Inspirations et retours d’expérience

  • Paris 13e, tour Le Palatino: conversion lourde en 201 logements + 342 logements étudiants, isolation par l’extérieur, accès différenciés. Un modèle de mixité.
  • Courbevoie (92), “Synergies”: 77 logements intégrés à un immeuble mixte, structure bois-béton, haut niveau environnemental.
  • Rosny-sous-Bois (93): anciens bureaux transformés en résidence pour travailleurs migrants, extension/surélévation triplant la surface utile.
  • En IDF: ~150 projets autorisés/an ces dernières années, avec environ 255 000 m² convertis annuellement. Les choses bougent vraiment.

Et pour la qualité de vie ? Les idées “maison/jardin” qui font la différence

  • Toitures vivantes et terrasses partagées: potagers, compost, récup’ d’eau.
  • Balcons filants et loggias rapportées: valeur d’usage et luminosité.
  • Cœurs d’îlot apaisés: jardins, aires de jeux, ateliers vélos.
  • Espaces communs utiles: buanderies, coworking résidentiel, pièces partagées réservables.
  • Matériaux sains: peintures sans COV, isolants biosourcés, menuiseries durables.

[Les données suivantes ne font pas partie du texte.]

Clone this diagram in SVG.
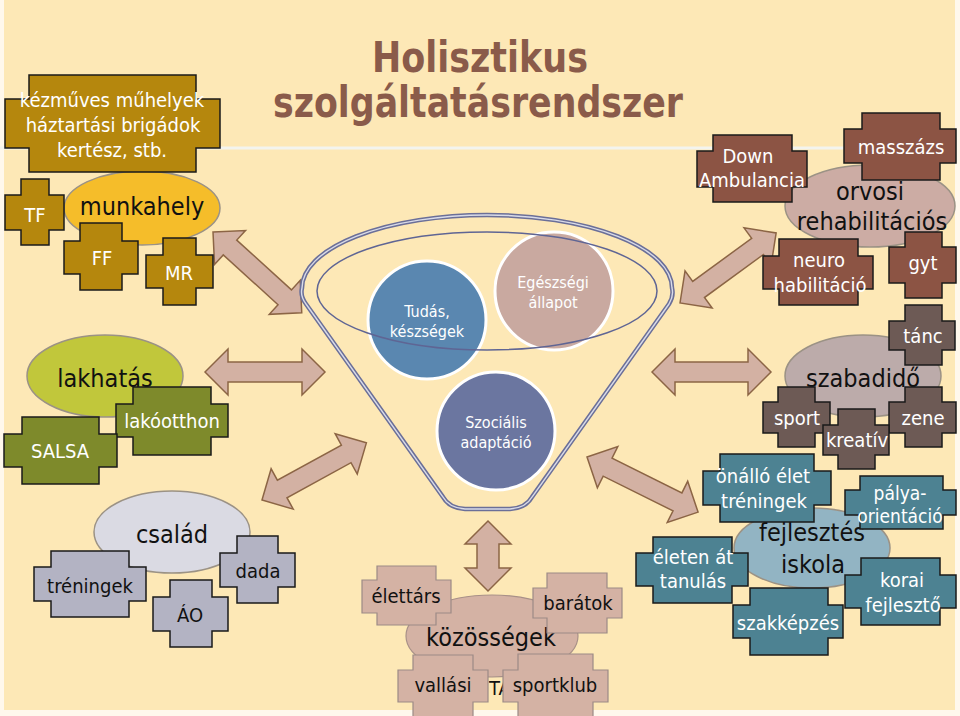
<svg xmlns="http://www.w3.org/2000/svg" width="960" height="716" viewBox="0 0 960 716">
<style>
text{font-family:"DejaVu Sans Condensed","DejaVu Sans",sans-serif;text-anchor:middle}
.w{fill:#fff;font-size:20px}
.k{fill:#111;font-size:20px}
.big{fill:#111;font-size:25px}
.ct{fill:#fff;font-size:16px}
.box{stroke:#1a1a1a;stroke-width:1.5}
.gold{fill:#B5870D}
.olive{fill:#7E8A2B}
.gray{fill:#B3B3C3}
.pink{fill:#D4B2A4;stroke:#9C8A86;stroke-width:1.2}
.brown{fill:#8C5444}
.taupe{fill:#6D5A55}
.teal{fill:#4D8292}
.ell{stroke:#9B9285;stroke-width:1.5}
.arr{fill:#D3B1A3;stroke:#8C6545;stroke-width:1.5}
.title{fill:#8A5B4A;font-weight:bold;font-size:42px}
</style>
<rect x="0" y="0" width="960" height="716" fill="#FFF8EC"/>
<rect x="4" y="0" width="951" height="710" fill="#FDE8B6"/>
<line x1="0" y1="148" x2="955" y2="148" stroke="#F3F4EE" stroke-width="3"/>

<g id="title">
<text class="title" x="480" y="72" textLength="216" lengthAdjust="spacingAndGlyphs">Holisztikus</text>
<text class="title" x="478" y="117" textLength="410" lengthAdjust="spacingAndGlyphs">szolgáltatásrendszer</text>
</g>

<g id="connectors">
<path class="arr" transform="translate(213,232) rotate(42.3)" d="M0,0 L23,-23 L23,-10 L97,-10 L97,-23 L120,0 L97,23 L97,10 L23,10 L23,23 Z"/>
<path class="arr" transform="translate(205,372)" d="M0,0 L23,-23 L23,-10 L97,-10 L97,-23 L120,0 L97,23 L97,10 L23,10 L23,23 Z"/>
<path class="arr" transform="translate(262,500) rotate(-28.7)" d="M0,0 L23,-23 L23,-10 L96,-10 L96,-23 L119,0 L96,23 L96,10 L23,10 L23,23 Z"/>
<path class="arr" transform="translate(488,521) rotate(90)" d="M0,0 L23,-23 L23,-11 L47,-11 L47,-23 L70,0 L47,23 L47,11 L23,11 L23,23 Z"/>
<path class="arr" transform="translate(587,457) rotate(26.4)" d="M0,0 L23,-23 L23,-10 L101,-10 L101,-23 L124,0 L101,23 L101,10 L23,10 L23,23 Z"/>
<path class="arr" transform="translate(652,372)" d="M0,0 L23,-23 L23,-10 L96,-10 L96,-23 L119,0 L96,23 L96,10 L23,10 L23,23 Z"/>
<path class="arr" transform="translate(680,303) rotate(-36.1)" d="M0,0 L23,-23 L23,-10 L96,-10 L96,-23 L119,0 L96,23 L96,10 L23,10 L23,23 Z"/>
</g>

<g id="funnel">
<path d="M306,304 Q300,296 302,288 A185,73 0 0 1 672,288 Q674,296 669,304 L532,497 Q526,508 510,509 L465,509 Q449,508 443,497 Z" fill="none" stroke="#6B6F98" stroke-width="4.5"/>
<path d="M306,304 Q300,296 302,288 A185,73 0 0 1 672,288 Q674,296 669,304 L532,497 Q526,508 510,509 L465,509 Q449,508 443,497 Z" fill="none" stroke="#D9DBE8" stroke-width="1.4"/>
</g>
<g id="tudas">
<circle cx="427" cy="320" r="59" fill="#5A87B0" stroke="#fff" stroke-width="3"/>
<text class="ct" x="427" y="317">Tudás,</text>
<text class="ct" x="427" y="337">készségek</text>
</g>
<g id="egeszsegi">
<circle cx="554" cy="291" r="59" fill="#C9A9A0" stroke="#fff" stroke-width="3"/>
<text class="ct" x="553" y="288">Egészségi</text>
<text class="ct" x="553" y="308">állapot</text>
</g>
<g id="szocialis">
<circle cx="496" cy="431" r="59" fill="#6B76A0" stroke="#fff" stroke-width="3"/>
<text class="ct" x="496" y="428">Szociális</text>
<text class="ct" x="496" y="448">adaptáció</text>
</g>
<g id="inner-ellipse">
<ellipse cx="487" cy="291" rx="170" ry="59" fill="none" stroke="#5F6594" stroke-width="1.5"/>
</g>

<g id="munkahely">
<ellipse class="ell" cx="142" cy="208" rx="78" ry="37" fill="#F5BD2A"/>
<text class="big" x="142" y="215">munkahely</text>
</g>
<g id="kezmuves">
<path class="box gold" d="M29,75 H196 V99 H220 V148 H196 V172 H29 V148 H5 V99 H29 Z"/>
<text class="w" x="112" y="107">kézműves műhelyek</text>
<text class="w" x="113" y="132">háztartási brigádok</text>
<text class="w" x="112" y="157">kertész, stb.</text>
</g>
<g id="tf">
<path class="box gold" d="M21,179 H49 V195 H64 V230 H49 V245 H21 V230 H5 V195 H21 Z"/>
<text class="w" x="35" y="222">TF</text>
</g>
<g id="ff">
<path class="box gold" d="M80,223 H122 V241 H138 V274 H122 V290 H80 V274 H64 V241 H80 Z"/>
<text class="w" x="102" y="265">FF</text>
</g>
<g id="mr">
<path class="box gold" d="M163,238 H196 V255 H213 V288 H196 V305 H163 V288 H146 V255 H163 Z"/>
<text class="w" x="179" y="280">MR</text>
</g>

<g id="lakhatas">
<ellipse class="ell" cx="105" cy="376" rx="78" ry="41" fill="#C1C73B"/>
<text class="big" x="105" y="387">lakhatás</text>
</g>
<g id="lakootthon">
<path class="box olive" d="M133,387 H211 V404 H228 V437 H211 V455 H133 V437 H116 V404 H133 Z"/>
<text class="w" x="172" y="428">lakóotthon</text>
</g>
<g id="salsa">
<path class="box olive" d="M22,417 H99 V434 H117 V467 H99 V484 H22 V467 H4 V434 H22 Z"/>
<text class="w" x="60" y="458">SALSA</text>
</g>

<g id="csalad">
<ellipse class="ell" cx="172" cy="532" rx="78" ry="41" fill="#DADAE3"/>
<text class="big" x="172" y="543">család</text>
</g>
<g id="treningek">
<path class="box gray" d="M51,551 H129 V567 H146 V601 H129 V617 H51 V601 H34 V567 H51 Z"/>
<text class="k" x="90" y="593">tréningek</text>
</g>
<g id="ao">
<path class="box gray" d="M170,580 H212 V597 H228 V631 H212 V647 H170 V631 H153 V597 H170 Z"/>
<text class="k" x="190" y="622">ÁO</text>
</g>
<g id="dada">
<path class="box gray" d="M237,536 H278 V553 H295 V587 H278 V603 H237 V587 H220 V553 H237 Z"/>
<text class="k" x="258" y="578">dada</text>
</g>

<g id="kozossegek">
<ellipse cx="492" cy="636" rx="86" ry="41" fill="#D4B2A4" stroke="#A89088" stroke-width="1.2"/>
<text class="big" x="491" y="646">közösségek</text>
<text class="k" x="489" y="695" style="text-anchor:start">TA</text>
</g>
<g id="elettars">
<path class="pink" d="M377,566 H436 V580 H451 V613 H436 V625 H377 V613 H362 V580 H377 Z"/>
<text class="k" x="406" y="603">élettárs</text>
</g>
<g id="baratok">
<path class="pink" d="M547,573 H607 V588 H622 V618 H607 V633 H547 V618 H533 V588 H547 Z"/>
<text class="k" x="578" y="610">barátok</text>
</g>
<g id="vallasi">
<path class="pink" d="M413,655 H473 V670 H488 V702 H473 V725 H413 V702 H398 V670 H413 Z"/>
<text class="k" x="443" y="692">vallási</text>
</g>
<g id="sportklub">
<path class="pink" d="M518,654 H593 V670 H608 V702 H593 V725 H518 V702 H503 V670 H518 Z"/>
<text class="k" x="555" y="692">sportklub</text>
</g>

<g id="orvosi">
<ellipse class="ell" cx="870" cy="206" rx="85" ry="41" fill="#CCACA4"/>
<text class="big" x="870" y="200">orvosi</text>
<text class="big" x="872" y="230">rehabilitációs</text>
</g>
<g id="down">
<path class="box brown" d="M713,135 H792 V151 H807 V187 H792 V202 H713 V187 H697 V151 H713 Z"/>
<text class="w" x="748" y="163">Down</text>
<text class="w" x="752" y="187">Ambulancia</text>
</g>
<g id="masszazs">
<path class="box brown" d="M862,113 H940 V129 H956 V163 H940 V180 H862 V163 H844 V129 H862 Z"/>
<text class="w" x="901" y="154">masszázs</text>
</g>
<g id="neuro">
<path class="box brown" d="M779,239 H858 V256 H873 V289 H858 V305 H779 V289 H763 V256 H779 Z"/>
<text class="w" x="819" y="267">neuro</text>
<text class="w" x="820" y="292">habilitáció</text>
</g>
<g id="gyt">
<path class="box brown" d="M905,232 H942 V247 H956 V283 H942 V298 H905 V283 H889 V247 H905 Z"/>
<text class="w" x="923" y="270">gyt</text>
</g>

<g id="szabadido">
<ellipse class="ell" cx="863" cy="376" rx="78" ry="41" fill="#BCABAA"/>
<text class="big" x="863" y="387">szabadidő</text>
</g>
<g id="tanc">
<path class="box taupe" d="M905,305 H942 V321 H955 V350 H942 V365 H905 V350 H889 V321 H905 Z"/>
<text class="w" x="923" y="343">tánc</text>
</g>
<g id="sport">
<path class="box taupe" d="M778,387 H815 V402 H830 V433 H815 V447 H778 V433 H763 V402 H778 Z"/>
<text class="w" x="797" y="425">sport</text>
</g>
<g id="zene">
<path class="box taupe" d="M905,387 H942 V402 H956 V433 H942 V447 H905 V433 H889 V402 H905 Z"/>
<text class="w" x="923" y="425">zene</text>
</g>
<g id="kreativ">
<path class="box taupe" d="M838,409 H875 V425 H889 V455 H875 V469 H838 V455 H823 V425 H838 Z"/>
<text class="w" x="857" y="447">kreatív</text>
</g>

<g id="fejlesztes">
<ellipse class="ell" cx="812" cy="548" rx="78" ry="40" fill="#92B4C3"/>
<text class="big" x="812" y="541">fejlesztés</text>
<text class="big" x="813" y="573">iskola</text>
</g>
<g id="onallo">
<path class="box teal" d="M720,454 H814 V471 H831 V505 H814 V522 H720 V505 H703 V471 H720 Z"/>
<text class="w" x="763" y="483">önálló élet</text>
<text class="w" x="764" y="508">tréningek</text>
</g>
<g id="palya">
<path class="box teal" d="M860,476 H943 V490 H956 V515 H943 V529 H860 V515 H845 V490 H860 Z"/>
<text class="w" x="900" y="500" style="font-size:19px">pálya-</text>
<text class="w" x="900" y="523" style="font-size:19px">orientáció</text>
</g>
<g id="eleten">
<path class="box teal" d="M653,537 H732 V553 H748 V586 H732 V603 H653 V586 H636 V553 H653 Z"/>
<text class="w" x="693" y="564">életen át</text>
<text class="w" x="693" y="588">tanulás</text>
</g>
<g id="korai">
<path class="box teal" d="M861,558 H940 V575 H956 V608 H940 V625 H861 V608 H845 V575 H861 Z"/>
<text class="w" x="902" y="587">korai</text>
<text class="w" x="903" y="612">fejlesztő</text>
</g>
<g id="szakkepzes">
<path class="box teal" d="M750,588 H828 V605 H843 V638 H828 V655 H750 V638 H733 V605 H750 Z"/>
<text class="w" x="788" y="630">szakképzés</text>
</g>
</svg>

Qui peut s’emparer du sujet ?

  • Copropriétés propriétaires d’anciens immeubles tertiaires: valoriser par micro-lots résidentiels.
  • Investisseurs et foncières: viser des portefeuilles “value-add” reconvertibles, sécuriser des ventes en bloc.
  • Collectivités: cartographier le gisement, flécher les aides, assouplir stationnement et gabarits, lancer des AMI ciblés.
  • Particuliers avertis: achat d’un plateau en petite unité? Oui, si PLU et copro l’autorisent, et avec une MOE rompue aux conversions.

FAQ express

  • Puis-je transformer un petit plateau de bureaux en appartement pour y vivre ?
    Oui si PLU et copro l’autorisent, avec un permis le plus souvent. Vérifiez lumière naturelle, ventilation, acoustique, sécurité et stationnement.

  • Combien de temps prend une opération ?
    De 18 à 36 mois entre études, autorisations et travaux selon complexité.

  • Faut-il respecter la RE2020 ?
    En rénovation, on vise un niveau de performance équivalent via référentiels “rénovation” et objectifs bas carbone, mais les exigences diffèrent du neuf.

  • Les aides suffisent-elles à rendre rentable ?
    Elles améliorent l’équilibre, surtout pour l’abordable/social. La clé reste la décote d’acquisition et une conception rusée.

En Île-de-France, la crise des bureaux et celle du logement peuvent s’annuler l’une l’autre. Avec de la méthode, un peu d’audace architecturale et les bons partenaires, on peut vraiment transformer des plateaux désertés en quartiers vivants — et offrir des habitats beaux, malins et durables.